Add the tabletop boards, stabilizer, and bearing
- Cut enough 3⁄4"-thick stock to 3 1⁄8" wide for the outside tabletop boards (B) and inside tabletop boards (C).
- Measure to fit and cut the ends of the outside tabletop boards (B) at 67 1⁄2°. Note that these pieces fit snugly against the inside edges of the octagonal frame. Fit the pieces in place, as shown in Figure 1.
- Measure the distance between the outside tabletop boards (B). Subtract from this number the combined widths of the two inside tabletop boards (C). Divide the remainder by three for the spacing between the tabletop boards once in place.

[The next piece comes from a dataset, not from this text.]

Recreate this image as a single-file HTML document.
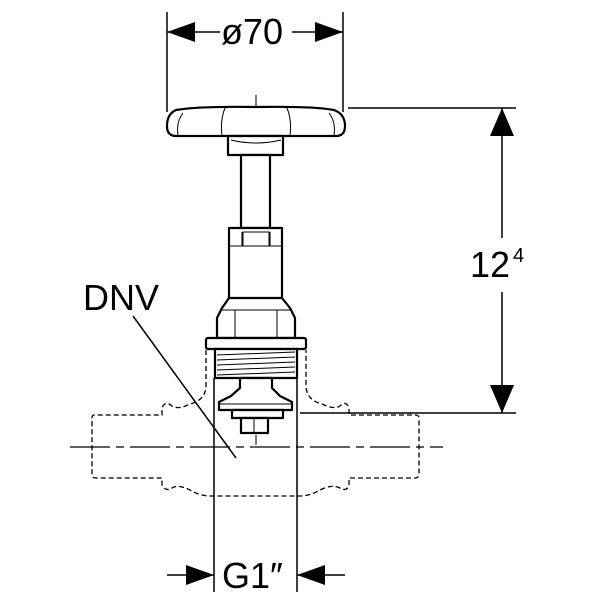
<!DOCTYPE html>
<html><head><style>body{margin:0;background:#fff}svg{display:block}text{font-family:"Liberation Sans",sans-serif;fill:#000}</style></head>
<body>
<svg width="600" height="600" viewBox="0 0 600 600" xmlns="http://www.w3.org/2000/svg">
<g stroke="#000" fill="none" stroke-width="1.5">
<line x1="167" y1="12" x2="167" y2="112"/>
<line x1="343" y1="12" x2="343" y2="112"/>
<line x1="167" y1="32" x2="220" y2="32"/>
<line x1="292" y1="32" x2="343" y2="32"/>
<line x1="348" y1="108" x2="516" y2="108"/>
<line x1="300" y1="413" x2="516" y2="413"/>
<line x1="502" y1="108" x2="502" y2="238"/>
<line x1="502" y1="292" x2="502" y2="413"/>
<line x1="214" y1="378" x2="214" y2="592"/>
<line x1="297" y1="378" x2="297" y2="592"/>
<line x1="167" y1="575" x2="214" y2="575"/>
<line x1="297" y1="575" x2="345" y2="575"/>
<line x1="133" y1="316" x2="236" y2="458"/>
<line x1="256" y1="95" x2="256" y2="445" stroke-width="1" stroke-dasharray="22,4,4,4"/>
<line x1="70" y1="447" x2="443" y2="447" stroke-width="1.2" stroke-dasharray="40,6,8,6"/>
<path stroke-dasharray="5,3" stroke-width="1.3" d="M206 350 L206 385 Q206 400 190 404 Q178 410 172 406 Q165 400 162 408 L162 415 L94 415 Q92 415 92 418 L92 475 Q92 478 96 478 L162 478 L162 485 Q165 492 172 488 Q178 484 190 490 Q200 496 210 496 L300 496 Q310 496 320 490 Q332 484 340 488 Q347 492 349 485 L349 478 L415 478 Q419 478 419 474 L419 418 Q419 415 415 415 L349 415 L349 408 Q346 400 340 406 Q334 410 322 404 Q306 400 306 385 L306 350"/>
</g>
<g fill="#000">
<polygon points="167,32 195,22 195,42"/>
<polygon points="343,32 315,22 315,42"/>
<polygon points="502,108 490,136 514,136"/>
<polygon points="502,413 490,385 514,385"/>
<polygon points="214,575 186,565 186,585"/>
<polygon points="297,575 325,565 325,585"/>
</g>
<g stroke="#000" fill="#fff" stroke-width="2.2" stroke-linejoin="round">
<path d="M176 110 Q200 106 256 107 Q312 106 334 110 Q345 114 345 126 Q345 136 336 136 L176 136 Q167 136 167 126 Q167 114 176 110 Z"/>
<rect x="228" y="136" width="55" height="19"/>
<rect x="241" y="155" width="29" height="73"/>
<rect x="229" y="228" width="53" height="75"/>
<path d="M229 298 L282 298 L290 308 L295 318 L295 338 L217 338 L217 318 L222 308 Z"/>
<rect x="206" y="338" width="100" height="11" rx="2"/>
<rect x="215" y="349" width="82" height="29"/>
<path d="M240 378 L272 378 L272 388 L280 396 L292 402 L292 410 L219 410 L219 402 L231 396 L240 388 Z"/>
<rect x="232" y="410" width="51" height="8"/>
<rect x="241" y="418" width="27" height="15"/>
</g>
<g stroke="#000" fill="none" stroke-width="1">
<path d="M183 113 Q176 122 178 135 M329 113 Q336 122 334 135 M225 108 Q220 120 222 136 M287 108 Q292 120 290 136"/>
<path d="M231 140 Q256 146 281 140"/>
<line x1="242" y1="232" x2="242" y2="246"/><line x1="270" y1="232" x2="270" y2="246"/>
<line x1="229" y1="246" x2="282" y2="246"/><rect x="243" y="232" width="26" height="14"/>
<line x1="235" y1="310" x2="235" y2="338"/><line x1="277" y1="310" x2="277" y2="338"/>
<path d="M222 310 L290 310"/>
<path d="M217 355 L295 352 M217 360 L295 357 M217 365 L295 362 M217 370 L295 367 M217 375 L295 372"/>
<line x1="219" y1="404" x2="292" y2="404"/>
<line x1="254" y1="418" x2="254" y2="433"/>
</g>
<text x="221" y="44" font-size="36">ø70</text>
<text x="470" y="277" font-size="36">12</text>
<text x="513" y="262" font-size="20">4</text>
<text x="83" y="310" font-size="36">DNV</text>
<text x="222" y="588" font-size="36">G1″</text>
</svg>
</body></html>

- Cut the inside tabletop boards (C) to length. Using the established spacing, set the boards on the octagonal frame opening parallel to the outside tabletop boards (B), and mark the angles for a snug fit. Cut the corners of the tabletop boards, and test their fit and spacing. Glue and pin (or clamp) all the pieces in place in the frame’s rabbet.
- Cut the octagonal stabilizer (D) to the size in the Cut List. Center and glue it in place, orienting the grain at a 45° angle to the grain direction of the tabletop boards.
- Drill a centered 1 1⁄2" hole for an umbrella shaft in the lazy Susan assembly (A/B/C/D).
- With a 1⁄4" radius round-over bit in a router table or handheld router, round over the edges of the lazy Susan and the 1 1⁄2" hole. Avoid letting the bearing dip into the gap between the boards. Sand the assembly through 220 grit. Apply an exterior finish. (I used Sikkens Cetol SRD.)
- Center the bearing in the channel in part A, and screw it in place. The rubber feet extend below the assembly.